19 lipca o godz. 12-tej na terenie zespołu pałacowo-parkowego w Kozłówce odbędzie się lubelski finał ogólnopolskiego konkursu na najlepsze tradycyjne specjały „Nasze Kulinarne Dziedzictwo – Smaki Regionów”. Więcej o tej smacznej imprezie na stronie:
http://www.lubelskie.pl/?pid=454&mode=news&group=21&news=52211&p=
Z okazji wspomnianego wydarzenia będą serwowane m.in. potrawy pochodzące z menu obiadu weselnego Michała Zamoyskiego i Marii z Brzozowskich. Michał to młodszy brat Aleksandra, ostatniego właściciela Kozłówki. Uroczystość ślubna odbyła się 12.09.1926 r. w kaplicy pałacowej w Kozłówce. Podczas uroczystego obiadu serwowano ( menu MPK/A/64) zupę „paysankę”, wołowinę, kalafiory, pommes frites, sos holenderski oraz parfait czekoladowy. Organizatorzy „Święta Smaków” postawili na zupę oraz kompot.
Jako ciekawostkę dodajmy opis uroczystości ślubnej Michała Zamoyskiego i Marii z Brzozowskich, zamieszczony na kartach książki Antoniego Beliny-Brzozowskiego „Kozłówka w moich wspomnieniach”: „Rok 1926 , rok szczególny w życiu Kozłówki.(…) Lato tego roku było wypełnione zjazdami Sokołów z całej Polski przy udziale sportowców z Czech i Węgier. Niezapomniane ćwiczenia zbiorowe na boisku i nie kończące się parady. W nocy bandery konne z pochodniami, prowadzone przez Leszka, popisywały się ćwiczeniami przed zebranymi gośćmi…

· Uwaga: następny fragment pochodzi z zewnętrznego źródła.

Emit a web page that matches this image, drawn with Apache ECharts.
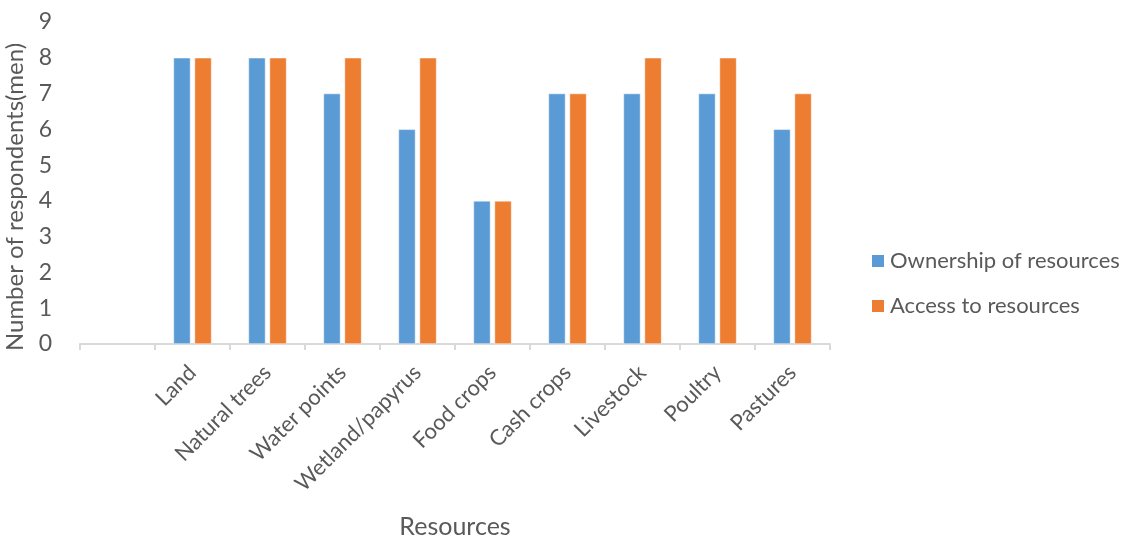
<!DOCTYPE html>
<html lang="en">
<head>
    <meta charset="UTF-8">
    <title>Resources</title>
    <script src="https://cdn.jsdelivr.net/npm/echarts@6/dist/echarts.min.js"></script>
    <style>
        html,body{margin:0;padding:0;background:#fff;}
        #main{width:1129px;height:536px;}
    </style>
</head>
<body>
<div id="main"></div>
<script>
    // first slot is empty in the original chart
    var categories=['', 'Land', 'Natural trees', 'Water points', 'Wetland/papyrus', 'Food crops', 'Cash crops', 'Livestock', 'Poultry', 'Pastures'];
    var ownership=[null, 8, 8, 7, 6, 4, 7, 7, 7, 6];
    var access=[null, 8, 8, 8, 8, 4, 7, 8, 8, 7];
    var yTicks=[0, 9, 1];

    var FONT='Lato';
    var TEXT='#595959';

    var chart=echarts.init(document.getElementById('main'));
    var option={
        animation:false,
        textStyle:{fontFamily:FONT},
        grid:{left:80, right:299, top:22, bottom:192, outerBoundsMode:'none'},
        legend:{
            orient:'vertical',
            left:865, top:245,
            itemWidth:14, itemHeight:14,
            itemGap:23,
            icon:'rect',
            textStyle:{fontFamily:FONT, fontSize:22, color:TEXT}
        },
        xAxis:{
            type:'category',
            data:categories,
            name:'Resources',
            nameLocation:'middle',
            nameGap:170,
            nameTextStyle:{fontFamily:FONT, fontSize:25, color:TEXT},
            axisLine:{lineStyle:{color:'#d9d9d9', width:2}},
            axisTick:{show:true, length:6, lineStyle:{color:'#d9d9d9', width:2}},
            axisLabel:{rotate:45, interval:0, fontFamily:FONT, fontSize:22, color:TEXT, margin:25}
        },
        yAxis:{
            type:'value',
            min:yTicks[0], max:yTicks[1], interval:yTicks[2],
            name:'Number of respondents(men)',
            nameLocation:'middle',
            nameGap:53,
            nameTextStyle:{fontFamily:FONT, fontSize:24, color:TEXT, padding:[0,28,0,0]},
            axisLine:{show:false},
            axisTick:{show:false},
            splitLine:{show:false},
            axisLabel:{fontFamily:FONT, fontSize:23, color:TEXT, margin:28}
        },
        series:[{
            name:'Ownership of resources',
            type:'bar',
            data:ownership,
            barWidth:17,
            barGap:'24%',
            itemStyle:{color:'#5b9bd5', borderColor:'#ffffff', borderWidth:0.5}
        },{
            name:'Access to resources',
            type:'bar',
            data:access,
            barWidth:17,
            itemStyle:{color:'#ed7d31', borderColor:'#ffffff', borderWidth:0.5}
        }]
    };
    chart.setOption(option);
</script>
</body>
</html>
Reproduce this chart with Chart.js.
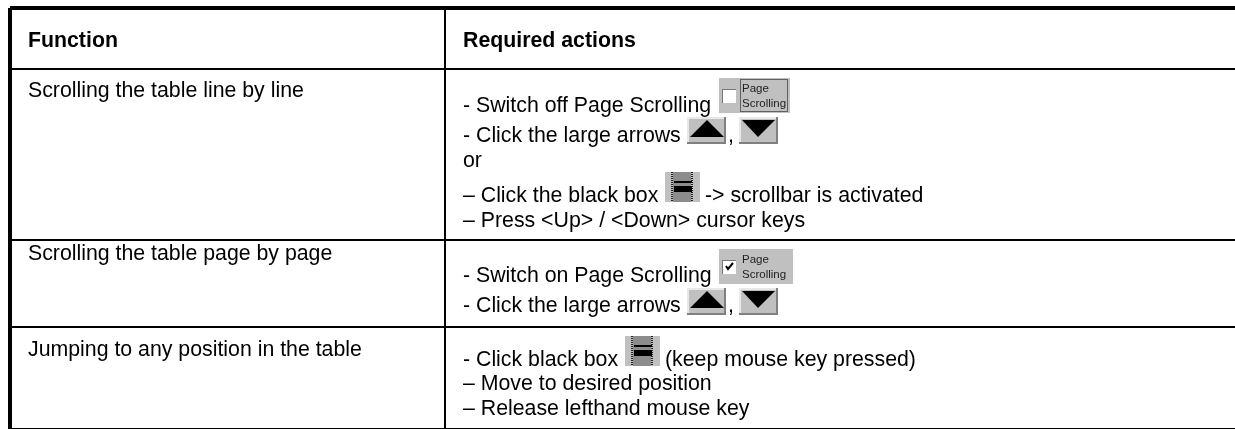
<!DOCTYPE html>
<html lang="en">
<head>
    <meta charset="UTF-8">
    <title>Table scrolling functions</title>
    <script src="https://cdn.jsdelivr.net/npm/chart.js"></script>
    <style>
        html, body { margin: 0; background: #fff; overflow: hidden; }
        canvas { display: block; }
    </style>
</head>
<body>
    <canvas id="tableChart" width="1235" height="429"></canvas>

    <script>
        const headers = ['Function', 'Required actions'];
        const functions = [
            'Scrolling the table line by line',
            'Scrolling the table page by page',
            'Jumping to any position in the table'
        ];
        const actions = [
            ['- Switch off Page Scrolling', '- Click the large arrows', 'or', '– Click the black box', '– Press <Up> / <Down> cursor keys'],
            ['- Switch on Page Scrolling', '- Click the large arrows'],
            ['- Click black box', '– Move to desired position', '– Release lefthand mouse key']
        ];
        const actionTails = { '0-1': ',', '0-3': '-> scrollbar is activated', '1-1': ',', '2-0': '(keep mouse key pressed)' };
        const iconCaption = ['Page', 'Scrolling'];

        // table layout, the axes run in page pixels
        const columnRules = [10, 445];
        const rowRules = [8, 69, 240, 327, 428.5];
        const heavyRules = [10, 8];
        const headerBaseline = 47;
        const functionBaselines = [97, 260, 356];
        const actionBaselines = [[112, 142, 167, 202, 227], [282, 312], [366, 390, 415]];
        const tailX = { '0-1': 728, '0-3': 705, '1-1': 728, '2-0': 665 };
        const textX = [28, 463];
        const textFont = '21.3px "Liberation Sans"';
        const boldFont = 'bold 21.3px "Liberation Sans"';

        const ruleWidth = ctx => heavyRules.includes(ctx.tick.value) ? 4 : 2;

        function bevel(c, x, y, w, h, light, dark) {
            c.fillStyle = light;
            c.fillRect(x, y, w, 2);
            c.fillRect(x, y, 2, h);
            c.fillStyle = dark;
            c.fillRect(x, y + h - 2, w, 2);
            c.fillRect(x + w - 2, y, 2, h);
        }

        function pageIcon(c, x, y, w, h, checked) {
            c.fillStyle = '#c0c0c0';
            c.fillRect(x, y, w, h);
            c.fillStyle = '#fff';
            c.fillRect(x + 3, y + 11, 14, 14);
            c.fillStyle = '#777';
            c.fillRect(x + 3, y + 11, 14, 1);
            c.fillRect(x + 3, y + 11, 1, 14);
            c.strokeStyle = '#000';
            if (checked) {
                c.lineWidth = 2;
                c.beginPath();
                c.moveTo(x + 7, y + 17);
                c.lineTo(x + 9, y + 20);
                c.lineTo(x + 14, y + 14);
                c.stroke();
            } else {
                c.lineWidth = 1;
                c.setLineDash([1, 1]);
                c.strokeRect(x + 21.5, y + 1.5, w - 24, h - 3);
                c.setLineDash([]);
            }
            c.fillStyle = '#222';
            c.font = '11.5px "Liberation Sans"';
            c.fillText(iconCaption[0], x + 23, y + 14);
            c.fillText(iconCaption[1], x + 23, y + 29);
        }

        function arrowIcon(c, x, y, up) {
            c.fillStyle = '#c0c0c0';
            c.fillRect(x, y, 39, 27);
            bevel(c, x, y, 39, 27, '#e8e8e8', '#808080');
            c.fillStyle = '#000';
            c.beginPath();
            if (up) {
                c.moveTo(x + 20, y + 3);
                c.lineTo(x + 3, y + 20);
                c.lineTo(x + 37, y + 20);
            } else {
                c.moveTo(x + 3, y + 3);
                c.lineTo(x + 36, y + 3);
                c.lineTo(x + 19, y + 20);
            }
            c.fill();
        }

        function boxIcon(c, x, y) {
            c.fillStyle = '#c0c0c0';
            c.fillRect(x, y, 35, 30);
            c.fillStyle = '#8c8c8c';
            c.fillRect(x + 8, y, 18, 30);
            c.fillStyle = '#222';
            for (let i = 0; i < 15; i++) {
                c.fillRect(x + 6, y + i * 2, 2, 1);
                c.fillRect(x + 26, y + i * 2, 2, 1);
            }
            c.fillStyle = '#000';
            c.fillRect(x + 9, y + 9, 18, 2);
            c.fillRect(x + 9, y + 14, 18, 6);
        }

        const tableText = {
            id: 'tableText',
            afterDraw(chart) {
                const c = chart.ctx;
                const px = v => chart.scales.x.getPixelForValue(v);
                const py = v => chart.scales.y.getPixelForValue(v);
                c.save();
                c.textBaseline = 'alphabetic';
                c.fillStyle = '#000';
                c.font = boldFont;
                headers.forEach((h, i) => c.fillText(h, px(textX[i]), py(headerBaseline)));
                c.font = textFont;
                functions.forEach((f, i) => c.fillText(f, px(textX[0]), py(functionBaselines[i])));
                actions.forEach((lines, r) => lines.forEach((line, l) => {
                    c.fillText(line, px(textX[1]), py(actionBaselines[r][l]));
                    const tail = actionTails[r + '-' + l];
                    if (tail) c.fillText(tail, px(tailX[r + '-' + l]), py(actionBaselines[r][l]));
                }));

                // screenshots of the controls that sit in the text
                pageIcon(c, px(719), py(78), 71, 35, false);
                pageIcon(c, px(719), py(249), 74, 35, true);
                arrowIcon(c, px(687), py(117), true);
                arrowIcon(c, px(739), py(117), false);
                arrowIcon(c, px(687), py(288), true);
                arrowIcon(c, px(739), py(288), false);
                boxIcon(c, px(665), py(172));
                boxIcon(c, px(625), py(336));
                c.restore();
            }
        };

        new Chart(document.getElementById('tableChart'), {
            type: 'scatter',
            data: { datasets: [] },
            plugins: [tableText],
            options: {
                responsive: false,
                animation: false,
                events: [],
                layout: { padding: { left: 10, top: 8 } },
                plugins: { legend: { display: false }, tooltip: { enabled: false } },
                scales: {
                    x: {
                        type: 'linear', min: 10, max: 1235,
                        afterBuildTicks: axis => { axis.ticks = columnRules.map(value => ({ value })); },
                        ticks: { display: false },
                        border: { display: false },
                        grid: { color: '#000', lineWidth: ruleWidth, drawTicks: false }
                    },
                    y: {
                        type: 'linear', min: 8, max: 429, reverse: true,
                        afterBuildTicks: axis => { axis.ticks = rowRules.map(value => ({ value })); },
                        ticks: { display: false },
                        border: { display: false },
                        grid: { color: '#000', lineWidth: ruleWidth, drawTicks: false }
                    }
                }
            }
        });
    </script>
</body>
</html>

W takiej to atmosferze odbył się ślub mojej starszej siostry Marysi z młodszym bratem Leszka – Michałem. I znów zjazd z całej Polski, ślub w przepięknej kaplicy pałacowej, oficerowie z pierwszego Pułku Ułanów, wojewoda lubelski, generał Sikorski, biskupi i księża. Przed kaplicą stali w szeregach Sokoli na koniach. Po ślubie Michałowie wsiedli do powozu, który cały był pokryty różami, a ciągnięty przez sześć ogierów. Tłumy służby folwarcznej i zaproszeni wieśniacy w strojach lubelskich. Wieczorem fajerwerki i ogniska w całym parku, Dnia następnego odjazd Nowożeńców w podróż poślubną do Paryża, a więc nie kończące się znowu pożegnania. W parę miesięcy później przyjechali do Kozłówki przed wyjazdem na stałe do Angoli, na kupioną tam olbrzymią plantację kawy. Aż do 1939 roku co miesiąc przychodziła do moich rodziców paczka tej wspaniałej kawy…”
(A. Belina-Brzozowski, „Kozłówka w moich wspomnieniach” Muzeum Zamoyskich w Kozłówce, 1998 r., s. 83-86)
W archiwalnych wydaniach popularnego „Bluszczu” znaleźliśmy także rarytas – przepis, który słynna autorka książek kucharskich, Lucyna Ćwierczakiewiczowa, podpatrzyła w rodzinie hrabiów Zamoyskich. Nazwa tej prostej potrawy brzmi: sałata à la Zamoyski. Przepis został, po raz pierwszy, zamieszczony na łamach „Bluszczu” w roku 1887.
„Świeżą sałatę główkową, o ile można, najżółtszą obrać, opłukać i w czystą serwetę włożyć, a ująwszy ją za cztery końce, potrząsnąć, aby sałatę z wody osączyć. Usmażyć na maśle cienką grzankę chleba, natartą przed smażeniem czosnkiem, położyć ją wystudzoną salaterkę, gdzie ma być zaprawiona sałata. Na tej grzance ułożyć sałatę i przykryć talerzem, niech tak poleży godzinę. Wtedy wrzucić chleb, a na osobnej miseczce rozbić na cztery osoby dwa żółtka na twardo, łyżeczkę angielskiej musztardy, szczyptę białego pieprzu, dwie łyżki dobrej oliwy i łyżkę bardzo mocnego octu winnego. Rozmieszać doskonale, wlać na salaterkę, wymieszać i dopiero osolić, aby liście sałaty przeniknione poprzednio oliwą i octem nie straciły tak łatwo świeżości. Sałata cała nabiera z owej wyrzuconej grzanki smaku ostrego i nikt nie pozna co jest tego przyczyną.”
(Lucyna Ćwierczakiewiczowa, 365 obiadów, Krajowa Agencja Wydawnicza w Krakowie, 1988 r., s. 375-376).